On February 27, 2019, the Ontario Securities Commission (OSC)—Canada’s largest securities regulator—announced that it had awarded $7.5 million to three whistleblowers who provided tips that led to enforcement actions. (see OSC news release here). The awards are the first ever made under Ontario’s whistleblower bounty program, which was patterned closely after the bounty provisions of Dodd-Frank. While these awards are small by comparison to recent SEC bounty awards of $54 million to two whistleblowers in September 2018 and a separate composite mega-award of $83 million to three whistleblowers in a single enforcement action on March 19, 2018, nonetheless these Canadian awards have garnered significant attention and press coverage in Canada.

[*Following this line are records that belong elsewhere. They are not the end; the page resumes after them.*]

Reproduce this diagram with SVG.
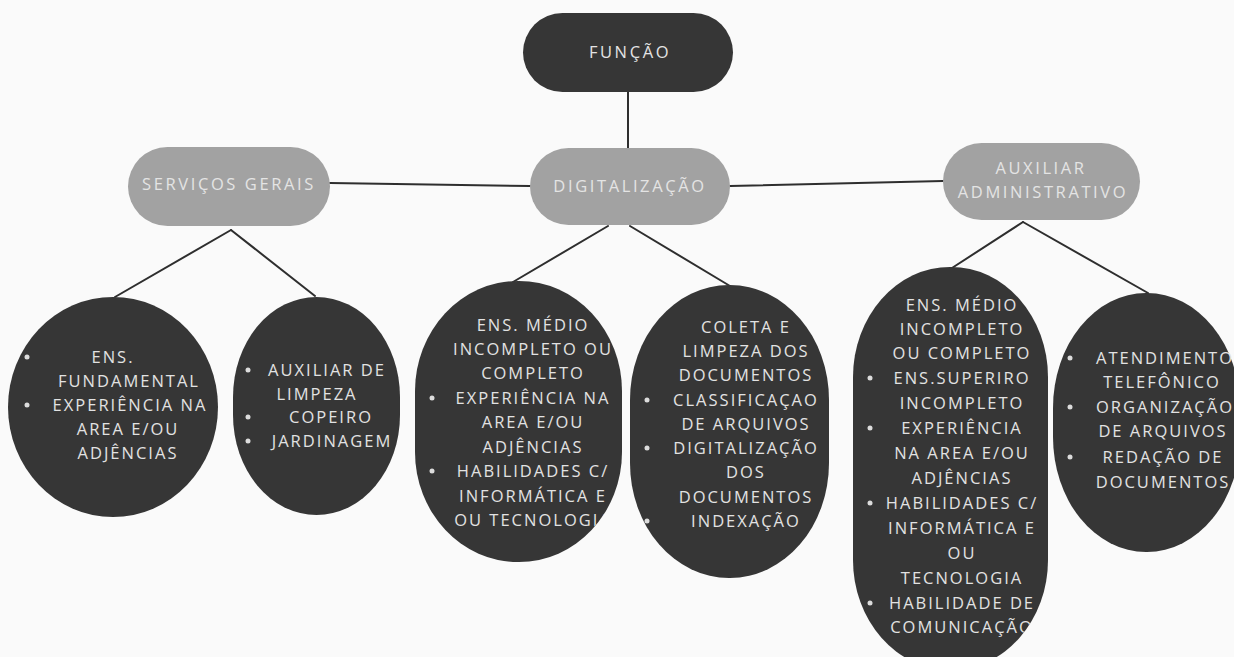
<svg xmlns="http://www.w3.org/2000/svg" width="1234" height="657" viewBox="0 0 1234 657">
<style>
.bg{fill:#fafafa}
.dark{fill:#363636}
.mid{fill:#a2a2a2}
.conn{stroke:#2e2e2e;stroke-width:2;fill:none;stroke-linecap:round}
text{font-family:"Open Sans","DejaVu Sans",sans-serif;text-anchor:middle}
.t{font-size:16.5px;letter-spacing:2px;fill:#e2e2e2}
.tm{font-size:16.5px;letter-spacing:2.6px;fill:#e4e4e4}
.bul{fill:#dcdcdc}
</style>
<defs>
<clipPath id="c3"><rect x="415" y="281" width="207" height="281" rx="103" ry="110"/></clipPath>
<clipPath id="c5"><rect x="853" y="267" width="195" height="403" rx="97" ry="110"/></clipPath>
</defs>
<rect class="bg" x="0" y="0" width="1234" height="657"/>

<g id="connectors">
<line class="conn" x1="628" y1="92" x2="628" y2="150"/>
<line class="conn" x1="330" y1="183" x2="530" y2="186"/>
<line class="conn" x1="730" y1="186" x2="943" y2="181"/>
<line class="conn" x1="231" y1="230" x2="115" y2="297"/>
<line class="conn" x1="231" y1="230" x2="315" y2="296"/>
<line class="conn" x1="608" y1="226" x2="513" y2="282"/>
<line class="conn" x1="630" y1="226" x2="730" y2="286"/>
<line class="conn" x1="1023" y1="222" x2="952" y2="268"/>
<line class="conn" x1="1023" y1="222" x2="1148" y2="293"/>
</g>

<g id="funcao">
<rect class="dark" x="523" y="13" width="210" height="79" rx="39.5"/>
<text class="tm" x="630" y="58">FUNÇÃO</text>
</g>

<g id="servicos-gerais">
<rect class="mid" x="128" y="147" width="202" height="79" rx="39.5"/>
<text class="tm" x="229" y="190">SERVIÇOS GERAIS</text>
</g>

<g id="digitalizacao">
<rect class="mid" x="530" y="148" width="200" height="77" rx="38.5"/>
<text class="tm" x="630" y="192">DIGITALIZAÇÃO</text>
</g>

<g id="auxiliar-administrativo">
<rect class="mid" x="943" y="143" width="197" height="77" rx="38.5"/>
<text class="tm" x="1041" y="174">AUXILIAR</text>
<text class="tm" x="1043" y="198">ADMINISTRATIVO</text>
</g>

<g id="sg-requisitos">
<ellipse class="dark" cx="113" cy="407" rx="105" ry="110"/>
<circle class="bul" cx="27" cy="357" r="2.5"/>
<circle class="bul" cx="27" cy="405" r="2.5"/>
<text class="t" x="113" y="363">ENS.</text>
<text class="t" x="129" y="387">FUNDAMENTAL</text>
<text class="t" x="130" y="411">EXPERIÊNCIA NA</text>
<text class="t" x="128" y="435">AREA E/OU</text>
<text class="t" x="128" y="459">ADJÊNCIAS</text>
</g>

<g id="sg-funcoes">
<rect class="dark" x="233" y="297" width="167" height="218" rx="83.5" ry="100"/>
<circle class="bul" cx="248" cy="370" r="2.5"/>
<circle class="bul" cx="248" cy="417" r="2.5"/>
<circle class="bul" cx="248" cy="441" r="2.5"/>
<text class="t" x="327" y="376">AUXILIAR DE</text>
<text class="t" x="317" y="400">LIMPEZA</text>
<text class="t" x="331" y="423">COPEIRO</text>
<text class="t" x="332" y="447">JARDINAGEM</text>
</g>

<g id="dig-requisitos">
<rect class="dark" x="415" y="281" width="207" height="281" rx="103" ry="110"/>
<circle class="bul" cx="432" cy="398" r="2.5"/>
<circle class="bul" cx="432" cy="471" r="2.5"/>
<g clip-path="url(#c3)">
<text class="t" x="533" y="331">ENS. MÉDIO</text>
<text class="t" x="533" y="355">INCOMPLETO OU</text>
<text class="t" x="533" y="379">COMPLETO</text>
<text class="t" x="533" y="404">EXPERIÊNCIA NA</text>
<text class="t" x="533" y="428">AREA E/OU</text>
<text class="t" x="533" y="453">ADJÊNCIAS</text>
<text class="t" x="533" y="477">HABILIDADES  C/</text>
<text class="t" x="533" y="502">INFORMÁTICA E</text>
<text class="t" x="533" y="526">OU TECNOLOGIA</text>
</g>
</g>

<g id="dig-funcoes">
<rect class="dark" x="630" y="285" width="199" height="293" rx="99" ry="115"/>
<circle class="bul" cx="647" cy="400" r="2.5"/>
<circle class="bul" cx="647" cy="448" r="2.5"/>
<circle class="bul" cx="647" cy="521" r="2.5"/>
<text class="t" x="746" y="333">COLETA E</text>
<text class="t" x="746" y="357">LIMPEZA DOS</text>
<text class="t" x="746" y="381">DOCUMENTOS</text>
<text class="t" x="746" y="406">CLASSIFICAÇAO</text>
<text class="t" x="746" y="430">DE ARQUIVOS</text>
<text class="t" x="746" y="454">DIGITALIZAÇÃO</text>
<text class="t" x="746" y="478">DOS</text>
<text class="t" x="746" y="503">DOCUMENTOS</text>
<text class="t" x="746" y="527">INDEXAÇÃO</text>
</g>

<g id="aux-requisitos">
<rect class="dark" x="853" y="267" width="195" height="403" rx="97" ry="110"/>
<circle class="bul" cx="870" cy="378" r="2.5"/>
<circle class="bul" cx="870" cy="428" r="2.5"/>
<circle class="bul" cx="870" cy="503" r="2.5"/>
<circle class="bul" cx="870" cy="603" r="2.5"/>
<g clip-path="url(#c5)">
<text class="t" x="962" y="311">ENS. MÉDIO</text>
<text class="t" x="962" y="335">INCOMPLETO</text>
<text class="t" x="962" y="359">OU COMPLETO</text>
<text class="t" x="962" y="384">ENS.SUPERIRO</text>
<text class="t" x="962" y="409">INCOMPLETO</text>
<text class="t" x="962" y="434">EXPERIÊNCIA</text>
<text class="t" x="962" y="459">NA AREA E/OU</text>
<text class="t" x="962" y="484">ADJÊNCIAS</text>
<text class="t" x="962" y="509">HABILIDADES C/</text>
<text class="t" x="962" y="534">INFORMÁTICA E</text>
<text class="t" x="962" y="559">OU</text>
<text class="t" x="962" y="584">TECNOLOGIA</text>
<text class="t" x="962" y="609">HABILIDADE DE</text>
<text class="t" x="962" y="633">COMUNICAÇÃO</text>
</g>
</g>

<g id="aux-funcoes">
<rect class="dark" x="1053" y="293" width="187" height="259" rx="93" ry="115"/>
<circle class="bul" cx="1070" cy="358" r="2.5"/>
<circle class="bul" cx="1070" cy="407" r="2.5"/>
<circle class="bul" cx="1070" cy="457" r="2.5"/>
<text class="t" x="1165" y="364">ATENDIMENTO</text>
<text class="t" x="1162" y="388">TELEFÔNICO</text>
<text class="t" x="1165" y="413">ORGANIZAÇÃO</text>
<text class="t" x="1163" y="437">DE ARQUIVOS</text>
<text class="t" x="1163" y="463">REDAÇÃO DE</text>
<text class="t" x="1163" y="488">DOCUMENTOS</text>
</g>
</svg>
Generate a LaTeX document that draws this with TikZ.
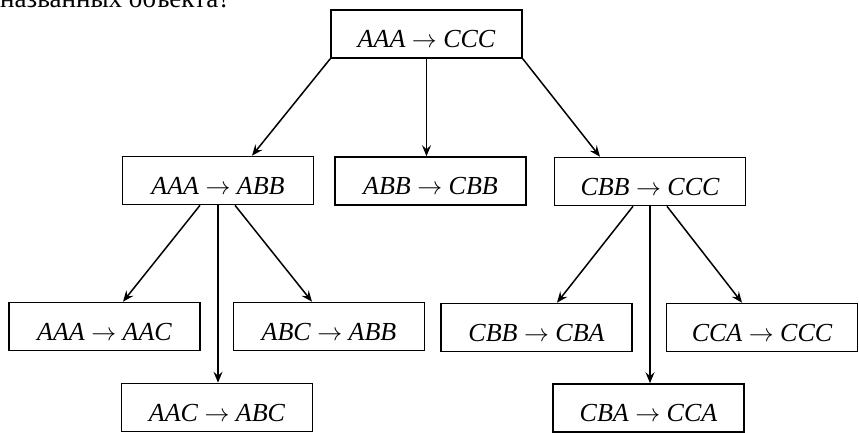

While the OSC’s whistleblower program was the subject of much attention when it launched in mid-2016, it had since faded from the headlines after the OSC failed to make any whistleblower awards over the following two and a half years. In an effort to refocus attention on the program, last year the regulator disclosed that it had received approximately 200 tips since the program began and that many of those tips were associated with active investigations. That disclosure and the three recent awards are sure to send a strong signal to potential whistleblowers in Canada that the OSC is willing to make large awards for tips of securities misconduct.
The effect of the OSC’s recent whistleblower awards may perhaps be felt most acutely by companies that are subject to both OSC and SEC jurisdiction, such as companies interlisted on the Toronto Stock Exchange and NYSE/NASDAQ. For the past several years, the SEC has disclosed that Canada is a fertile source of tips for its whistleblower program. Last year, for example, the SEC received 89 whistleblower tips from Canada—the most out of any foreign country. Whistleblowers who have information about interlisted companies may now decide it is also worthwhile to provide that information to the OSC in the hopes of obtaining a Canadian whistleblower award. If they do so, interlisted companies may soon see an increase in cross-border investigations and enforcement action related to their operations.